Pedagogía antigua
Jorge Valencia*
Nuestras madres nos educaron con el espanto.
“Se te va a secar la mano”, decían; “te voy a voltear la boca al revés”… formas pedagógicas que inculcaron el respeto.
El jalón de pelo y el coscorrón fueron las manifestaciones sensibles de la autoridad. La chancla en la mano cumplía la función de un báculo de poder. Las sentencias expresadas en ese contexto se convertían en órdenes de inmediata e incuestionable observancia.
Sin contacto físico, pero igual de efectiva, quizá más, era la técnica de clavar la mirada como una advertencia. O como una condena. Existía un código con significados precisos. En una reunión de adultos, significaba “cállate”, “vete de aquí” o “verás cómo te va cuando se vayan los invitados”.
Los pellizcos en el brazo eran soluciones menos lesivas: el moretón era inmediato y el dolor, una catarsis. Echar los ojos, en cambio, tenía el inconveniente de la espera, la imaginación meticulosa del posible desenlace. Un castigo, un cintarazo o la ley del hielo.
La ley del hielo era el disfraz blandito de la ira. Las madres y las abuelas gozaban de una buena memoria. Mantenían el coraje con frescura inmaculada (hubo tías que pasaron 50 años sin hablarse). Durante su vigencia, los permisos resultaban intenciones que ningún hijo sensato se atrevía a solicitar. Entonces la razón del enojo se inclinaba siempre en favor de la jerarquía mayor. Nuestra única obligación consistía en la obediencia sin cuestionamiento. “Porque soy tu madre”. Bastaba esa máxima como la única ley moral.
Durante los años 70, entre el Rock and Roll y las patillas sin gel, los hijos crecimos quizá más libres. Sabíamos lo que estaba bien y lo que debíamos evitar (u ocultar). Los aprendizajes no se basaban en el testimonio de los mayores sino en la experiencia sensible. “La letra con sangre entra” se aplicaba también a las actitudes y a las costumbres.

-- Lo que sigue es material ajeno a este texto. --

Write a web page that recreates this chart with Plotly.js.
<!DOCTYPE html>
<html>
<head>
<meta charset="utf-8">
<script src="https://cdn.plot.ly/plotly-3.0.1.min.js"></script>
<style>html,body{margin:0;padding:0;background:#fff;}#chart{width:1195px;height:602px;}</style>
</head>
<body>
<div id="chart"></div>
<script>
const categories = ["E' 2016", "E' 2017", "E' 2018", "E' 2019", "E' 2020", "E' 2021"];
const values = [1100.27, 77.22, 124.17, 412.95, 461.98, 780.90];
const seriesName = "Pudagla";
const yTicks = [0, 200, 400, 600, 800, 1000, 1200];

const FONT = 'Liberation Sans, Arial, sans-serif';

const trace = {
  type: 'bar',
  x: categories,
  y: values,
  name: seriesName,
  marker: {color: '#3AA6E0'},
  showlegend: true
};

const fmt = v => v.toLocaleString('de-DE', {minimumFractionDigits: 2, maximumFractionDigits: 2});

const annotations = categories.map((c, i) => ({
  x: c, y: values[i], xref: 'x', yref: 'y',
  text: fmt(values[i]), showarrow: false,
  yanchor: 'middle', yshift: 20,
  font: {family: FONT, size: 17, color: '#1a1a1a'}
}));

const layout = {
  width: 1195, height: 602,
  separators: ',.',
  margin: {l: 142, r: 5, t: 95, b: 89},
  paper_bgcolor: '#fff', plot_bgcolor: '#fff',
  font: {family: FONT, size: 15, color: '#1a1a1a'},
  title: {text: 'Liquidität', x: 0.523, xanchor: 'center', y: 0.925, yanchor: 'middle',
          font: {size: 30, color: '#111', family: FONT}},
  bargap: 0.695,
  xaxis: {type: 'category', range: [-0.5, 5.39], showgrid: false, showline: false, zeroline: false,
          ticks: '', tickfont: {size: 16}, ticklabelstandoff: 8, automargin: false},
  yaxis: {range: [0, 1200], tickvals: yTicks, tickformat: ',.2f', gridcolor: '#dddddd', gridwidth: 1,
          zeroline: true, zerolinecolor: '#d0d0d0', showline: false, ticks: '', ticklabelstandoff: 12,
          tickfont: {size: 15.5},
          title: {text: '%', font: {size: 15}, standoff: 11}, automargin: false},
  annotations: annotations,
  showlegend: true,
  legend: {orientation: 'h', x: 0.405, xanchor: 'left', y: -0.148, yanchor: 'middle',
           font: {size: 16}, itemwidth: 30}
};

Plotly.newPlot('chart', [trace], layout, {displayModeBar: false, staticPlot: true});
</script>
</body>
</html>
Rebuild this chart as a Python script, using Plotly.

Los niños éramos personas con pocos derechos civiles. Nuestras opiniones no tenían mérito ni nadie las quería escuchar. Entre cuatro o cinco hermanos, se diluían, entre una colectividad que había que educar parejo. Sin excepciones ni consentimientos sospechosos.
Los niños aprendimos entre hermanos. Entre amigos de la calle, vecinos con pasatiempos compartidos sin supervisión, y tías metiches que abrazaban o regañaban en exceso.
En la pedagogía antigua, nuestros papás se instalaban adentro de nuestras cabezas como guía vitalicia de nuestras conductas, nuestra cosmovisión como punto de partida (para asumirla o rechazarla) y nuestra sensibilidad para alegrarnos o entristecernos a solas. Los recursos para discernirlo, los aprendimos a través de aciertos y fracasos. Arrepentimiento y añoranza. Ser buenos hijos es el criterio formativo que asumimos con la edad; con éste revisamos el resultado de nuestra niñez, casi siempre feliz.